Depuis plusieurs années, je loge un pensionnaire qui n’aide en rien à ma cause. J’ai un petit hamster entre les deux oreilles. Appelons-le Diego pour le besoin de ce texte. Diego me donne souvent du fil à retordre. Diego ne me donne pas beaucoup de répit pour laisser mon cerveau se reposer. Déjà que je pense, analyse, décortique tout ce que l’on me dit, sa présence n’aide pas à ma condition de stressée. Et comme tout bon rongeur qui se respecte, Diego est particulièrement actif la nuit… le petit salopard! Quand il commence à s’agiter, qu’il se met à courir et fait spinner sa roue de métal, je suis foutue.

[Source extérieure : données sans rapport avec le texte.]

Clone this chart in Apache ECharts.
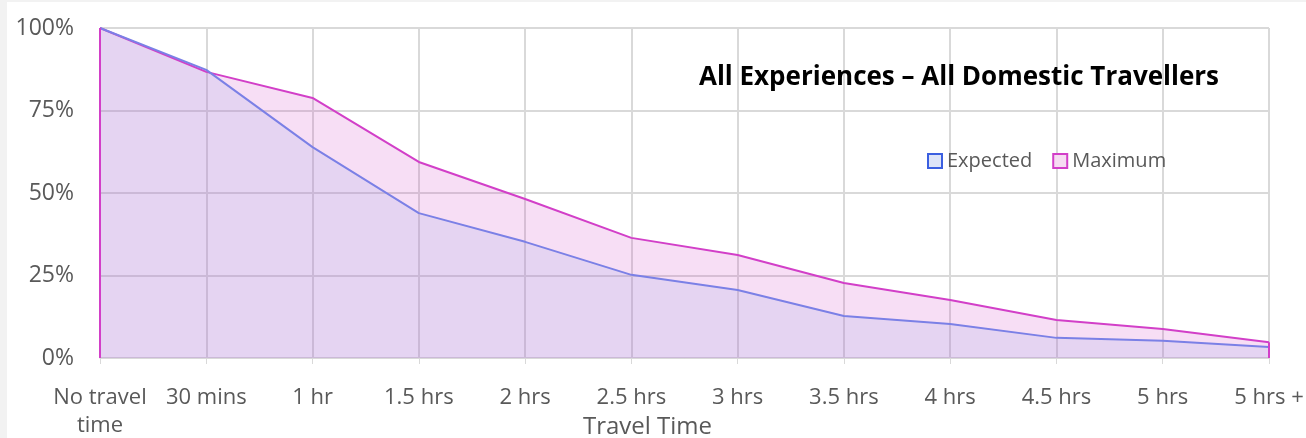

Impossible de le modérer, il est déchaîné et même quand il est épuisé, c’est à croire qu’il prend un certain plaisir à me torturer. Alors je lui parle, doucement d’abord, gentiment, je lui demande de se calmer, de ralentir un peu sa cadence. J’essaie de l’amadouer et le tranquilliser, en lui disant que tout ce boucan ne sert à rien. Que j’ai vraiment besoin de dormir, de me reposer, mais surtout, de ne pas penser. Que ces millions de questions qui tourbillonnent dans ma tête peuvent me quitter un moment et qu’il peut les emmener avec lui dans sa course folle, qu’il aura son lot de caresses et de croquettes s’il reste sage dans sa cage et ne fait pas trop de bruit. Mais non, Diego n’en fait qu’à sa tête. Évidemment, puisqu’il a le contrôle sur la mienne!!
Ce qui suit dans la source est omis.